The famous English poet, Lord Byron, wrote in Don Juan, Canto 14, Stanza 101, this provocative verse that I absolutely love (bold added for emphasis):
‘T is strange, — but true; for truth is always strange;
Stranger than fiction; if it could be told,
How much would novels gain by the exchange!
How differently the world would men behold!
How oft would vice and virtue places change!
If truth could be told, how often would vice and virtue change places? How differently would we behold the world? Truth is stranger than fiction.
The truth does not allow us to sugarcoat war. We cannot just put war in a tidy little shadow box of memorabilia and celebrate it with the sunshine patriotism of football game flyovers, backyard barbecues, fourth of July fireworks, and pledges of allegiance at flag-waving parades. The truth about war for me is personal. It is like what US President and experienced combat veteran Dwight D. Eisenhower said, “I hate war as only a soldier who has lived it can, only as one who has seen its brutality, its futility, its stupidity.”
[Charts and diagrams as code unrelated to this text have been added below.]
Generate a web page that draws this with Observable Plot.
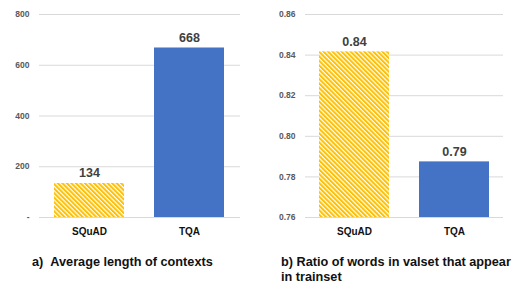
<!DOCTYPE html>
<html>
<head>
<meta charset="utf-8">
<script src="https://cdn.jsdelivr.net/npm/d3@7"></script>
<script src="https://cdn.jsdelivr.net/npm/@observablehq/plot@0.6"></script>
<style>
  html, body { margin: 0; padding: 0; background: #fff; }
  #wrap { position: relative; width: 515px; height: 282px; overflow: hidden; font-family: "Liberation Sans", Arial, sans-serif; }
  #charts { display: flex; flex-direction: row; }
  .cap { position: absolute; font-weight: bold; font-size: 12.7px; line-height: 14.5px; color: #111; white-space: nowrap; }
</style>
</head>
<body>
<div id="wrap">
  <svg width="0" height="0" style="position:absolute">
    <defs>
      <pattern id="stripes" patternUnits="userSpaceOnUse" width="3.2" height="3.2" patternTransform="rotate(-45)">
        <rect x="0" y="0" width="3.2" height="3.2" fill="#ffffff"></rect>
        <rect x="0" y="0" width="2" height="3.2" fill="#FFC000"></rect>
      </pattern>
    </defs>
  </svg>
  <div id="charts"></div>
  <div class="cap" id="capA" style="left:32px; top:255px;"></div>
  <div class="cap" id="capB" style="left:281px; top:255px;"></div>
</div>
<script>
// ---- data ----
const categories = ["SQuAD", "TQA"];
const lengthValues = [134, 668];
const ratioValues = [0.8416, 0.7874];
const lengthTicks = [0, 200, 400, 600, 800];
const ratioTicks = [0.76, 0.78, 0.80, 0.82, 0.84, 0.86];
const captionA = "a)\u00a0\u00a0Average length of contexts";
const captionB = ["b) Ratio of words in valset that appear", "in trainset"];

document.getElementById("capA").textContent = captionA;
document.getElementById("capB").innerHTML = captionB.join("<br>");

const fills = {SQuAD: "url(#stripes)", TQA: "#4472C4"};

function makeChart({values, ticks, domain, base, fmt, tickFmt, width, marginLeft, marginRight, paddingInner, paddingOuter}) {
  const data = categories.map((c, i) => ({cat: c, value: values[i]}));
  return Plot.plot({
    width, height: 240,
    marginTop: 14, marginBottom: 23, marginLeft, marginRight,
    style: {fontFamily: "Liberation Sans, Arial, sans-serif", background: "transparent", overflow: "visible"},
    x: {domain: categories, paddingInner, paddingOuter, label: null},
    y: {domain, label: null},
    marks: [
      Plot.gridY(ticks, {stroke: "#d9d9d9", strokeOpacity: 1, strokeWidth: 1}),
      Plot.axisY(ticks, {tickSize: 0, tickPadding: 10, tickFormat: tickFmt, fontSize: 8.5, fill: "#595959", fontWeight: "bold", label: null}),
      Plot.axisX({tickSize: 0, tickPadding: 10, fontSize: 10, fontWeight: "bold", fill: "#111", label: null}),
      ...categories.map(c => Plot.barY(data.filter(d => d.cat === c), {x: "cat", y1: base, y2: "value", fill: fills[c]})),
      Plot.text(data, {x: "cat", y: "value", text: d => fmt(d.value), dy: -10, fontSize: 12.5, fontWeight: "bold", fill: "#404040"})
    ]
  });
}

const left = makeChart({
  values: lengthValues, ticks: lengthTicks, domain: [0, 800], base: 0,
  fmt: d3.format("d"), tickFmt: d => d === 0 ? "-" : d3.format("d")(d),
  width: 257, marginLeft: 39, marginRight: 17, paddingInner: 0.297, paddingOuter: 0.144
});
const right = makeChart({
  values: ratioValues, ticks: ratioTicks, domain: [0.76, 0.86], base: 0.76,
  fmt: d3.format(".2f"), tickFmt: d3.format(".2f"),
  width: 258, marginLeft: 48, marginRight: 12, paddingInner: 0.3, paddingOuter: 0.14
});
document.getElementById("charts").append(left, right);
</script>
</body>
</html>
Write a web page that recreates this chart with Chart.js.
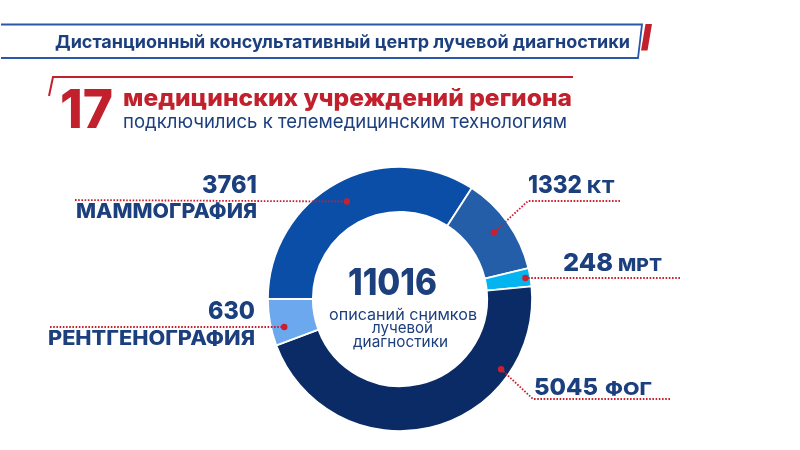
<!DOCTYPE html>
<html lang="ru">
<head>
<meta charset="utf-8">
<script src="https://cdn.jsdelivr.net/npm/chart.js@4.4.1/dist/chart.umd.min.js"></script>
<style>
  html,body{margin:0;padding:0;background:#fff;}
  #wrap{position:relative;width:800px;height:450px;overflow:hidden;background:#fff;font-family:Inter,"Noto Sans",sans-serif;}
  #deco{position:absolute;left:0;top:0;}
  #c{position:absolute;left:0;top:0;}
  .t{position:absolute;white-space:nowrap;line-height:1;display:inline-block;}
</style>
</head>
<body>
<div id="wrap">
  <svg id="deco" width="800" height="450">
    <polygon points="0,24.5 642,24.5 638,58 0,58" fill="#fff" stroke="#2a57a8" stroke-width="1.8"/>
    <rect x="-2" y="23" width="3" height="37" fill="#fff"/>
    <polygon points="645.5,24 652,24 647.5,50.5 641,50.5" fill="#c1202c"/>
    <polyline points="49,96 53,77 573,77" fill="none" stroke="#c1202c" stroke-width="2"/>
  </svg>
  <canvas id="c" width="800" height="450"></canvas>
</div>
<script>
// ---- data ----
const categories = ["МАММОГРАФИЯ", "КТ", "МРТ", "ФОГ", "РЕНТГЕНОГРАФИЯ"];
const values = [3761, 1332, 248, 5045, 630];
const segmentColors = ["#0b4ea8", "#245ea8", "#02b5f0", "#0b2b67", "#6ba8ee"];
const totalLabel = "11016";
const centerLines = ["описаний снимков", "лучевой", "диагностики"];
const titleText = "Дистанционный консультативный центр лучевой диагностики";
const bigNumber = "17";
const headline = "медицинских учреждений региона";
const subline = "подключились к телемедицинским технологиям";

const BLUE = "#1c3f7e", RED = "#c1202c";
const wrap = document.getElementById('wrap');

// text placement helper: x-left, x-right target, baseline, font size, weight, color
function placeText(txt, x1, x2, base, fs, weight, color){
  const d = document.createElement('div');
  d.className = 't';
  d.style.fontSize = fs + 'px';
  d.style.fontWeight = weight;
  d.style.color = color;
  d.textContent = txt;
  const m = document.createElement('span');
  m.style.cssText = 'display:inline-block;width:0;height:0;vertical-align:baseline;';
  d.appendChild(m);
  d.style.left = x1 + 'px';
  d.style.top = '0px';
  wrap.appendChild(d);
  const w = d.getBoundingClientRect().width;
  const bo = m.offsetTop;
  d.style.top = (base - bo) + 'px';
  d.style.transformOrigin = '0 0';
  d.style.transform = 'scaleX(' + ((x2 - x1) / w) + ')';
  return d;
}

// header
placeText(titleText, 55, 630, 47.5, 17.5, 700, BLUE);
placeText(bigNumber, 60, 113, 128, 54, 800, RED);
placeText(headline, 123, 572, 106, 24, 800, RED);
placeText(subline, 123, 567, 127.5, 19, 400, BLUE);

// label layout: number box, name box, leader path, anchor position inside the slice
const labelLayout = [
  {num:[202,257,193,25], name:[76,257,218,20.5], leader:[[75,200]], frac:0.5, rad:0.53},
  {num:[528,582,193,25], name:[587,615,193,18], leader:[[620,201],[528,201]], frac:0.5, rad:0.62},
  {num:[563,613,270.5,25], name:[618,662,270.5,18], leader:[[680,278]], frac:0.5, rad:0.89},
  {num:[534,598,395,23.5], name:[605,652,395,18], leader:[[670,399],[533,399]], frac:0.244, rad:0.8},
  {num:[208,255,319,25], name:[48,255,345,19.5], leader:[[50,327]], frac:0.34, rad:0.71}
];
categories.forEach((c,i)=>{
  const L = labelLayout[i];
  placeText(String(values[i]), L.num[0], L.num[1], L.num[2], L.num[3], 800, BLUE);
  placeText(c, L.name[0], L.name[1], L.name[2], L.name[3], 800, BLUE);
});

// center text
placeText(totalLabel, 348, 437, 295, 37, 800, BLUE);
placeText(centerLines[0], 329, 477, 319.5, 15.5, 400, BLUE);
placeText(centerLines[1], 372, 433, 332.5, 15.5, 400, BLUE);
placeText(centerLines[2], 353, 448, 347, 15.5, 400, BLUE);

// leader plugin
const leaders = {
  id:'leaders',
  afterDatasetsDraw(chart){
    const ctx = chart.ctx;
    const meta = chart.getDatasetMeta(0);
    meta.data.forEach((arc,i)=>{
      const p = arc.getProps(['x','y','startAngle','endAngle','innerRadius','outerRadius'], true);
      const L = labelLayout[i];
      const a = p.startAngle + L.frac*(p.endAngle - p.startAngle);
      const r = p.innerRadius + L.rad*(p.outerRadius - p.innerRadius);
      const px = p.x + Math.cos(a)*r, py = p.y + Math.sin(a)*r;
      ctx.save();
      ctx.strokeStyle = '#c8202f';
      ctx.lineWidth = 1.8;
      ctx.setLineDash([1.6,1.6]);
      ctx.beginPath();
      ctx.moveTo(L.leader[0][0], L.leader[0][1]);
      for(let k=1;k<L.leader.length;k++) ctx.lineTo(L.leader[k][0], L.leader[k][1]);
      ctx.lineTo(px, py);
      ctx.stroke();
      ctx.setLineDash([]);
      ctx.fillStyle = '#c8202f';
      ctx.beginPath();
      ctx.arc(px, py, 3.2, 0, Math.PI*2);
      ctx.fill();
      ctx.restore();
    });
  }
};

new Chart(document.getElementById('c'), {
  type:'doughnut',
  data:{labels:categories, datasets:[{data:values, backgroundColor:segmentColors, borderColor:'#ffffff', borderWidth:1.8}]},
  options:{
    responsive:false, animation:false, rotation:-90, cutout:'66%',
    layout:{padding:{top:166,bottom:18,left:0,right:0}},
    plugins:{legend:{display:false}, tooltip:{enabled:false}}
  },
  plugins:[leaders]
});
</script>
</body>
</html>
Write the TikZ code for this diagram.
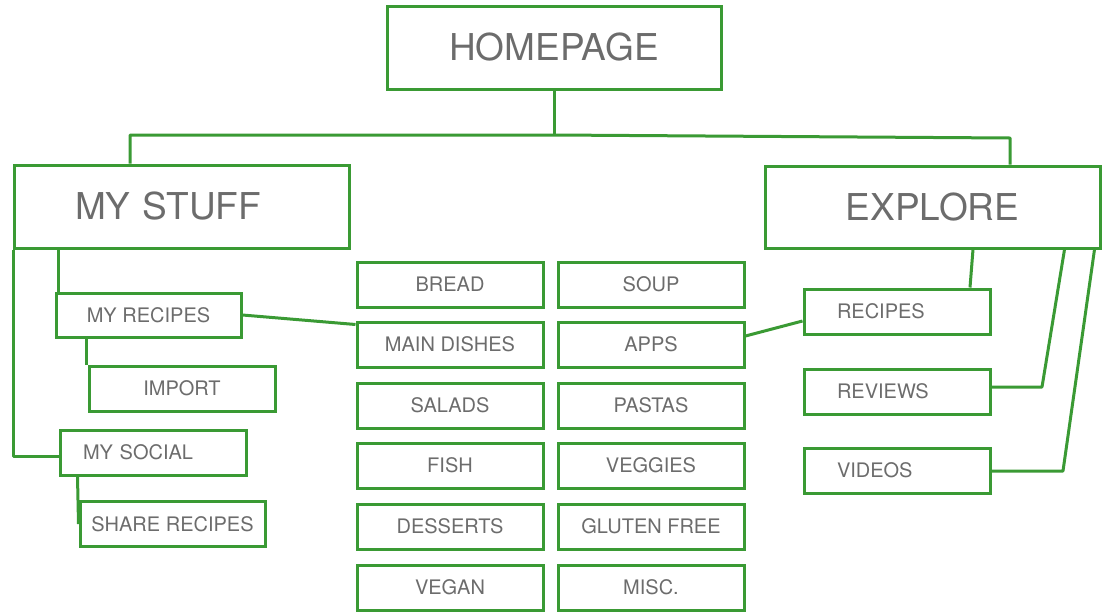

Time has not made the tragedy of war amusing to me. Time has helped me accept war for what it is. It is the fantasy of war that bothers me the most and has held me back from sharing my true feelings and experiences. The farther away in time and distance you get from war, sadly, the more fetishized it gets.
Business is not a battlefield, but people with zero combat experience like to play summer soldier. War analogies do not belong in non-military teams, spoken by people who cannot grasp the graveness of what they are saying. The most egregious of these came from a client of mine, not long after I had returned home and traded my desert camouflaged utilities for a Navy-blue Brooks Brothers’ sport coat. This business executive came out of a staff meeting (where no one was injured — not even with a papercut) and proclaimed, “It was a Gettysburg bloodbath in there!” What a profoundly stupid and insensitive thing to say. No one in that conference room came within a million miles of giving “the last full measure of devotion.” There were not tens of thousands of casualties of fathers, brothers, and sons who would never return home or who would come home physically, mentally, and spiritually wounded. We did not heed President Lincoln’s words and the world all too soon forgot “what they did here.”
Another use of war analogies that really fuels my anger is when business executives compare their team, group, or individuals, who did not serve, to actual military units, especially special forces. “We are the Force Recon of Dunder Mifflin.” Cringe! I did not imagine you could get more oxymoronic than this. Hold my beer and watch…
A senior executive I once worked with, who did not serve one minute in the military, swore to me that someone on their team who they loved was like a US Navy SEAL. In that moment, I felt like I was Lloyd Bentsen in the Vice Presidential Debates with Dan Quayle, when Quayle compared himself to President John F. Kennedy. [Author’s note: Bentsen was a decorated combat veteran and so was President Kennedy. Quayle joined the Indiana National Guard to avoid the draft for the Vietnam War and attend law school instead.]
What I wanted to say to this executive was this:
“Mister, I went to Annapolis with Navy Seals, I served in combat with Navy Seals, I know Navy Seals who died for this country. Mister, this selfish asshole you think is like a Navy Seal would not make it as a frickin’ admin clerk in the Space Force. In fact, he would probably get shot in the back by his own squad members in bootcamp during the first day on the rifle range.” [Author’s note: does the Space Force even go to the rifle range?]
Paradoxically, if the non-military world is to glean anything useful from the military and combat operations, then it should be about character under fire, teamwork, and in particular the level of mutual trust required to place your life in the hands of other people. Simon Sinek in “Who is the Asshole?” discusses how business leaders often overly tilt toward rewarding people who get results at any cost AND not toward those who care deeply about how the results are achieved. He highlights an important lesson the business world can learn from the actual Navy SEALs’ ultra-elite SEAL Team 6 or DEVGRU:
As I continue to make progress on my book, I will strive to be guided by what late scientist Carl Sagan, in The Demon-Haunted World: Science as a Candle in the Dark, calls the hard truth. Sagan writes, “…better the hard truth, I say, than the comforting fantasy. And in the final tolling it often turns out that the facts are more comforting than the fantasy.” For me, accepting the facts about war and sharing my hard truths is what is helping me to heal and grow. I hope it helps you too.